→ **What you have to do**
Check each line of the records for "this"; collect those that have it.

→ **Listing**
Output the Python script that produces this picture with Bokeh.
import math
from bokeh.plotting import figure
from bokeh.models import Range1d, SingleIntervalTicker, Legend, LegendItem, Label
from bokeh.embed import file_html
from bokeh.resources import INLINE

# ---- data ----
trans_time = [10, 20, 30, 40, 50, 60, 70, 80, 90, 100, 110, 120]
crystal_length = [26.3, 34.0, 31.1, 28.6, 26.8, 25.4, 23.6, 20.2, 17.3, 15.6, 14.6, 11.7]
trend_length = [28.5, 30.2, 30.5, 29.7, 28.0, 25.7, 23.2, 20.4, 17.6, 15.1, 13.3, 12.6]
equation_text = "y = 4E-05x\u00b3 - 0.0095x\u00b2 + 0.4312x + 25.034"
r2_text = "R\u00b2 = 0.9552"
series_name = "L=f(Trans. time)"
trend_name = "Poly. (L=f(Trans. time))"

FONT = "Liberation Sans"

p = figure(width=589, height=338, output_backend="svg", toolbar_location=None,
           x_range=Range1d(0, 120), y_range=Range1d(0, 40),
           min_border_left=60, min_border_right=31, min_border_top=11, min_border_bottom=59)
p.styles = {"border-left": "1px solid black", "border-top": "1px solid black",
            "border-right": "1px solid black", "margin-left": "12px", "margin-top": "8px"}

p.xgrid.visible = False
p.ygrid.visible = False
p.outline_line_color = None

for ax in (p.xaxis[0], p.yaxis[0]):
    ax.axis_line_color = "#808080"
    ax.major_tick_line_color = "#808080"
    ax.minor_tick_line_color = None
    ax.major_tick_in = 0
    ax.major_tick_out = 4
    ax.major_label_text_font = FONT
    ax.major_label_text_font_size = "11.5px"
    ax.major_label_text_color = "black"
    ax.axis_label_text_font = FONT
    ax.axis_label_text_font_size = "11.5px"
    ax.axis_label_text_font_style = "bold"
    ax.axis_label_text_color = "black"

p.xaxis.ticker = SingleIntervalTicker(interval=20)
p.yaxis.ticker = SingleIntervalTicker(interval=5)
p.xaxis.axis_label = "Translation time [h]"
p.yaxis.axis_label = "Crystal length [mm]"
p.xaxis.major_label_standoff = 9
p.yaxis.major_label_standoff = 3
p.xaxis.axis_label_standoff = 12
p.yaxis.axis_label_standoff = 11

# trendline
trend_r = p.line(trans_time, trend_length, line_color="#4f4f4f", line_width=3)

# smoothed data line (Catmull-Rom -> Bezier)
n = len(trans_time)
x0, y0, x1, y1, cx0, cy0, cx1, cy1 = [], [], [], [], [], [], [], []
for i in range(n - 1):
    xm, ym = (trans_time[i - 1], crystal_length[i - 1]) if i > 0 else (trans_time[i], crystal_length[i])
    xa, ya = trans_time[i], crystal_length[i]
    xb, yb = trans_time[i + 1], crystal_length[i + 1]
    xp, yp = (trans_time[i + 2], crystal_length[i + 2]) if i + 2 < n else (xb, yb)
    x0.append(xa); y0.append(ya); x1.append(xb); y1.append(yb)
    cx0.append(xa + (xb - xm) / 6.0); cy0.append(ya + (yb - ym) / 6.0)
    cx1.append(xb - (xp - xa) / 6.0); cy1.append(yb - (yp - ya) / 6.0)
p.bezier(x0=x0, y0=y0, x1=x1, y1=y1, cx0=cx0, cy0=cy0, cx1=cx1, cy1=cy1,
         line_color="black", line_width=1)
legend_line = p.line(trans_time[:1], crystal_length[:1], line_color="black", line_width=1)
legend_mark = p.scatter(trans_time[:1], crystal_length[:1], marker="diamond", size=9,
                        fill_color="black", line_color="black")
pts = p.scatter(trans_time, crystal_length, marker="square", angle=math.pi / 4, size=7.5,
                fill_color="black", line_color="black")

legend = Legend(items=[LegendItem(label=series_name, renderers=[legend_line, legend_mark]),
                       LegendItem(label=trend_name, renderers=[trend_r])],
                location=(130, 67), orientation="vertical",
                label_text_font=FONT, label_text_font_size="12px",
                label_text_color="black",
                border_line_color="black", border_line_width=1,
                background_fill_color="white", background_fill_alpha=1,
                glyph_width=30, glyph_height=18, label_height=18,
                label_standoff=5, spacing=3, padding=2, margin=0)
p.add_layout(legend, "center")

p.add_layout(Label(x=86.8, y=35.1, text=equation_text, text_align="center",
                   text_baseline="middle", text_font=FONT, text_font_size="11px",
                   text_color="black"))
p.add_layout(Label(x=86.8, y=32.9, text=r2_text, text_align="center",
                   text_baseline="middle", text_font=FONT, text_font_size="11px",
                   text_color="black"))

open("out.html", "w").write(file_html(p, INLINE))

--

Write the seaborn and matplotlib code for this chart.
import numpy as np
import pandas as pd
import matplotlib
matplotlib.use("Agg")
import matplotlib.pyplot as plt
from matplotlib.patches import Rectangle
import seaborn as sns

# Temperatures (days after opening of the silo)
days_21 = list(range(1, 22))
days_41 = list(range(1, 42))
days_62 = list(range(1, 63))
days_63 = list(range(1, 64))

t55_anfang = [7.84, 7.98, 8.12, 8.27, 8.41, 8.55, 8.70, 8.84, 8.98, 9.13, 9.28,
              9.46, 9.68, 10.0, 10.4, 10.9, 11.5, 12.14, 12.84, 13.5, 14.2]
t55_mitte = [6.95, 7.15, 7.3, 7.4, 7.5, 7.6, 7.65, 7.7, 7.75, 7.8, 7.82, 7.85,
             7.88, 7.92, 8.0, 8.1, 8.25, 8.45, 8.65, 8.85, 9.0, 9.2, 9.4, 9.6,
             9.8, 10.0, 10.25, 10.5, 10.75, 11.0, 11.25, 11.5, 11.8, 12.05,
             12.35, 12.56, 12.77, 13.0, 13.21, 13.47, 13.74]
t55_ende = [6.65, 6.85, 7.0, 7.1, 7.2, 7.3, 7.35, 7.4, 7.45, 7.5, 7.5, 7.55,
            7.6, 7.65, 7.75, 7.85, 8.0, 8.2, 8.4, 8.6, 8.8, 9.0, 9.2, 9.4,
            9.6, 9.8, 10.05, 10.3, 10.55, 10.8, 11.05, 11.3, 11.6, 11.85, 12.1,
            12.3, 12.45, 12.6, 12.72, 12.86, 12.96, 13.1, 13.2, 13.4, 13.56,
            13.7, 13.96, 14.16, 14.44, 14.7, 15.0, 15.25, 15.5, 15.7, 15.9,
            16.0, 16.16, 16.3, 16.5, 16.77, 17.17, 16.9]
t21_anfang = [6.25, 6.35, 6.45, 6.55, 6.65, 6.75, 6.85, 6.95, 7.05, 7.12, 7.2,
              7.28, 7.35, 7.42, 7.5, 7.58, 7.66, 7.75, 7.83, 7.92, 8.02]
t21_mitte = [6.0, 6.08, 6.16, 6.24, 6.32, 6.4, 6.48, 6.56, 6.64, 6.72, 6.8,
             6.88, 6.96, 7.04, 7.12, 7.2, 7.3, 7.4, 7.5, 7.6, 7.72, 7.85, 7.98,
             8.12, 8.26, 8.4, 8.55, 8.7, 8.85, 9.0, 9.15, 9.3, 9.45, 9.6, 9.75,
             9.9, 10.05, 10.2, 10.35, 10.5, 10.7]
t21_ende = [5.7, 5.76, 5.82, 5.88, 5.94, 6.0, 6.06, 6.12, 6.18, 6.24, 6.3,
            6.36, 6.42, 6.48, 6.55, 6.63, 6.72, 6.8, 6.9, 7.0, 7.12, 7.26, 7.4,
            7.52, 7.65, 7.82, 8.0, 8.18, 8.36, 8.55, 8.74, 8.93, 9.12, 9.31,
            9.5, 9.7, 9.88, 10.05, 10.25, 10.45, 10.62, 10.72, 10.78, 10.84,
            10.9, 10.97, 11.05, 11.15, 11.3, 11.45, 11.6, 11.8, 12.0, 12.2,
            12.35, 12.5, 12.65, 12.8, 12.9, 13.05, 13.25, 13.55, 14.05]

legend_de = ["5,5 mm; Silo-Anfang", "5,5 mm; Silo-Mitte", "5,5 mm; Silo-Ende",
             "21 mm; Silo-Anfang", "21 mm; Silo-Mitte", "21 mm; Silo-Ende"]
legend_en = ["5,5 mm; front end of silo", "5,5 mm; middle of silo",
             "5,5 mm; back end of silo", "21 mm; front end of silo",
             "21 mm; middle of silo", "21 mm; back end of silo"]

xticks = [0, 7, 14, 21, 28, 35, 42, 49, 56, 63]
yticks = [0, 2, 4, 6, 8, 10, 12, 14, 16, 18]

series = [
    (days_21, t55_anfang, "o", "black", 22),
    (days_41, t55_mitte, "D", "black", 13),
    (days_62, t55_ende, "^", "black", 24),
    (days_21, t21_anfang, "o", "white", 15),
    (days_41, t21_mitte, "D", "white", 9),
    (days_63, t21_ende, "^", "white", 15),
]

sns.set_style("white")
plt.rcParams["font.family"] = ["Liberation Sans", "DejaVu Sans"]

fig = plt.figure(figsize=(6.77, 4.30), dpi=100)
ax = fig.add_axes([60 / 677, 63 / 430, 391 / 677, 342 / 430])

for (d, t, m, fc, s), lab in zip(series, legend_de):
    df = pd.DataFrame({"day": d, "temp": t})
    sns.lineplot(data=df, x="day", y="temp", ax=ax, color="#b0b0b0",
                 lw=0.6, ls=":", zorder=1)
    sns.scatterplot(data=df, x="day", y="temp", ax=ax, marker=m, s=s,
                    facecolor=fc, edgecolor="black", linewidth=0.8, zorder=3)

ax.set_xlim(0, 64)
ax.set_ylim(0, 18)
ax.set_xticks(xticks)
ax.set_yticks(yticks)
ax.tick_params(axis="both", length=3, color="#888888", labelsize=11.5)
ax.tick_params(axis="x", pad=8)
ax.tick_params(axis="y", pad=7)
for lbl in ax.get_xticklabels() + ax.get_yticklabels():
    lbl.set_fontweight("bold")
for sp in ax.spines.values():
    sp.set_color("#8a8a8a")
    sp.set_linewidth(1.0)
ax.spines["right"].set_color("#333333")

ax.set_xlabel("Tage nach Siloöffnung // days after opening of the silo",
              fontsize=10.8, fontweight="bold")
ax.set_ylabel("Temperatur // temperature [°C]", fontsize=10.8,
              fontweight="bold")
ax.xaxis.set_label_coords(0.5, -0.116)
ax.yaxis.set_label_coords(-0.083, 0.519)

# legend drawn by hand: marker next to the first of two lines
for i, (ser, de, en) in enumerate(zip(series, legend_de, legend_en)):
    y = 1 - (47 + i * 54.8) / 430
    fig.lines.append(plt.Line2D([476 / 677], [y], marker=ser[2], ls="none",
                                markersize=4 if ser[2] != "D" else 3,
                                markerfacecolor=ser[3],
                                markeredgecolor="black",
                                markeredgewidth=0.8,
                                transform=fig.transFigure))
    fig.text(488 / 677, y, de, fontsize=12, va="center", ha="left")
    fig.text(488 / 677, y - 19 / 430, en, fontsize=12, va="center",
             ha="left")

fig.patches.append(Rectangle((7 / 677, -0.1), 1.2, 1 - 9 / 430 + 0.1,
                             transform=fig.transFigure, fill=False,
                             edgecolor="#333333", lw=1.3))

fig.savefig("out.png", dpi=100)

* * *

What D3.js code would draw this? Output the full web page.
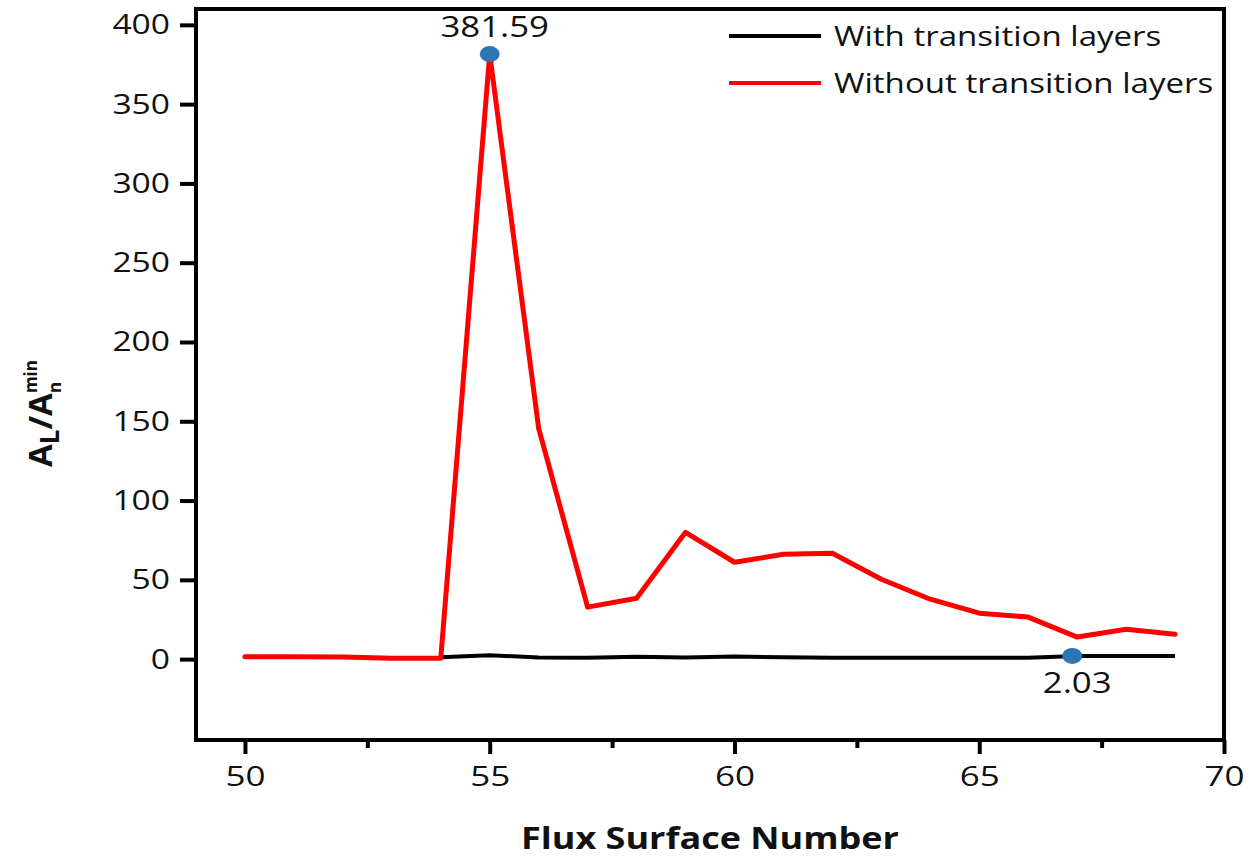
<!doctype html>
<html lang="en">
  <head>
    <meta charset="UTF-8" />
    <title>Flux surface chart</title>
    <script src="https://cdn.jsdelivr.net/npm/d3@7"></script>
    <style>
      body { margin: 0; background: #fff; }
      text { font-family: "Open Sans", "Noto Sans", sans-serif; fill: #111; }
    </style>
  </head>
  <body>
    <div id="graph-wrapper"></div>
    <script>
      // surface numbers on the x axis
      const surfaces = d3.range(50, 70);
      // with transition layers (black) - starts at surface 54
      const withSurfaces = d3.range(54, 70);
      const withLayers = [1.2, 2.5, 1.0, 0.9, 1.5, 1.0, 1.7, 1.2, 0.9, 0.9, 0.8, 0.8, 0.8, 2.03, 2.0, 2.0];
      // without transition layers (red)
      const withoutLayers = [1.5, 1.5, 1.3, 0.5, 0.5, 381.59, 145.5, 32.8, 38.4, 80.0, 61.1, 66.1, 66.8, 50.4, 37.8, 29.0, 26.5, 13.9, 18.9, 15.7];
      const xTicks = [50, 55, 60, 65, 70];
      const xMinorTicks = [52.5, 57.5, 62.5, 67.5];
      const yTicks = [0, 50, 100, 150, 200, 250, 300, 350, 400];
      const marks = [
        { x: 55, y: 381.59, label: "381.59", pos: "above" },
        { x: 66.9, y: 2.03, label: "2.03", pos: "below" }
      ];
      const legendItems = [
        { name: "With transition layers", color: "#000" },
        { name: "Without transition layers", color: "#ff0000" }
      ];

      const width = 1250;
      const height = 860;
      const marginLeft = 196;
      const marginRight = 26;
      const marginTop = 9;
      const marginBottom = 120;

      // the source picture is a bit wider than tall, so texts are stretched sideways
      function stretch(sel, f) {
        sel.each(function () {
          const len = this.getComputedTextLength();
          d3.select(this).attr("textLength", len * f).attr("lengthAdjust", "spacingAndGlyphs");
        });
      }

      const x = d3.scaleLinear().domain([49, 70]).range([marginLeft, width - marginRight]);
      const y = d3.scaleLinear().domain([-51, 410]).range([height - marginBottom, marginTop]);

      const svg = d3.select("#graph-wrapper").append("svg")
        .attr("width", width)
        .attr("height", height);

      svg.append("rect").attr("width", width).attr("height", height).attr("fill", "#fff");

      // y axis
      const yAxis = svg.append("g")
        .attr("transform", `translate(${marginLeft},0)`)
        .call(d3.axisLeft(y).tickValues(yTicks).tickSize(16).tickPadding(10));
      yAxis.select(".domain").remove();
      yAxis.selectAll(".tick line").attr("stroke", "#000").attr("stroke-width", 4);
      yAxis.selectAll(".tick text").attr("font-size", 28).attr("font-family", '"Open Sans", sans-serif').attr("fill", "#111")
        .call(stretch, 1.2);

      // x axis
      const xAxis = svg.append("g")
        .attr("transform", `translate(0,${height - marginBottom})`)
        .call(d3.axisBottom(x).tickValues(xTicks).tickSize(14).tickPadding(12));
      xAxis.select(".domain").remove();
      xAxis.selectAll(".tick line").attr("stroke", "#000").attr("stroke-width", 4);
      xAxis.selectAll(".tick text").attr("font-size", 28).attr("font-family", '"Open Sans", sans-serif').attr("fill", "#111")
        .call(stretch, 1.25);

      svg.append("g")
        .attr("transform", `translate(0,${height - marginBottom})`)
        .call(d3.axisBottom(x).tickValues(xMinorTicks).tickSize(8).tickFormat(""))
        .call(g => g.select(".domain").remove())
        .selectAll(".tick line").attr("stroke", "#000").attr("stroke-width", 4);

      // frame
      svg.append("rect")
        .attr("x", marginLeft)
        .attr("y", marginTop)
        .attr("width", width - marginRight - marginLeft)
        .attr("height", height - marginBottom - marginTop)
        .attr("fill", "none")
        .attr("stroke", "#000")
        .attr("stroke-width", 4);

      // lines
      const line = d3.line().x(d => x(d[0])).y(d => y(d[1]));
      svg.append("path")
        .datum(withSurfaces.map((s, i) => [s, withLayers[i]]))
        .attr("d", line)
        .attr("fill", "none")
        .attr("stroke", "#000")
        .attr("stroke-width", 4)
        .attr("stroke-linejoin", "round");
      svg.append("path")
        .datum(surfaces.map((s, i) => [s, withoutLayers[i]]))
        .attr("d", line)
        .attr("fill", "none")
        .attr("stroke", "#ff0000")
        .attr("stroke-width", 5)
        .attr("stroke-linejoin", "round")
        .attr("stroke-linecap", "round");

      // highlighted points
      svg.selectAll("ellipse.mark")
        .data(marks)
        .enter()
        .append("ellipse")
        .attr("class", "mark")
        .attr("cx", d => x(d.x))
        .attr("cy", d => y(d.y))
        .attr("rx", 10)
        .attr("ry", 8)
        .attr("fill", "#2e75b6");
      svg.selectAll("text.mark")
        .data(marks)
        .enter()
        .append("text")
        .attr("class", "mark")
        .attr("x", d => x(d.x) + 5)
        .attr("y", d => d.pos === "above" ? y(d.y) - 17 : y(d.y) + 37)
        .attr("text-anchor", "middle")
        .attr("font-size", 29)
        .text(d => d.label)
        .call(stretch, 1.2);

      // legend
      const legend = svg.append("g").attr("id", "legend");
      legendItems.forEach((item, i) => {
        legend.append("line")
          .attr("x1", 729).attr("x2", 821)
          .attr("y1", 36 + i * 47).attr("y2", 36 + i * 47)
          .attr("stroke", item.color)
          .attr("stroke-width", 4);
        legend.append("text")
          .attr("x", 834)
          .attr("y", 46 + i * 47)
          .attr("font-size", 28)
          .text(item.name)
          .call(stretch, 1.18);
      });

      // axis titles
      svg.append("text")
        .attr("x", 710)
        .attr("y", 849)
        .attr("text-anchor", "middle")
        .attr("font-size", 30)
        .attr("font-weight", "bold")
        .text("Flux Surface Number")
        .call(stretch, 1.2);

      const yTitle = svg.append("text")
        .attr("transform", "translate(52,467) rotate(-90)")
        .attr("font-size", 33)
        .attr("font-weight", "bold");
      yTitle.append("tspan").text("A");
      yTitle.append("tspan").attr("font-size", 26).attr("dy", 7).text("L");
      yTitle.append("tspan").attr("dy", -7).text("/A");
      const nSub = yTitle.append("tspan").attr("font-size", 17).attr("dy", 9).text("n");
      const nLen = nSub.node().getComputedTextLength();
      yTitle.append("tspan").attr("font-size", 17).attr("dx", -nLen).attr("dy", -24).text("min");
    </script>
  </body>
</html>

→ **Answer below**
Output the Python script that produces this picture with Bokeh.
Write the seaborn and matplotlib code for this chart.
What D3.js code would draw this? Output the full web page.
          const len = this.getComputedTextLength();
          d3.select(this).attr("textLength", len * f).attr("lengthAdjust", "spacingAndGlyphs");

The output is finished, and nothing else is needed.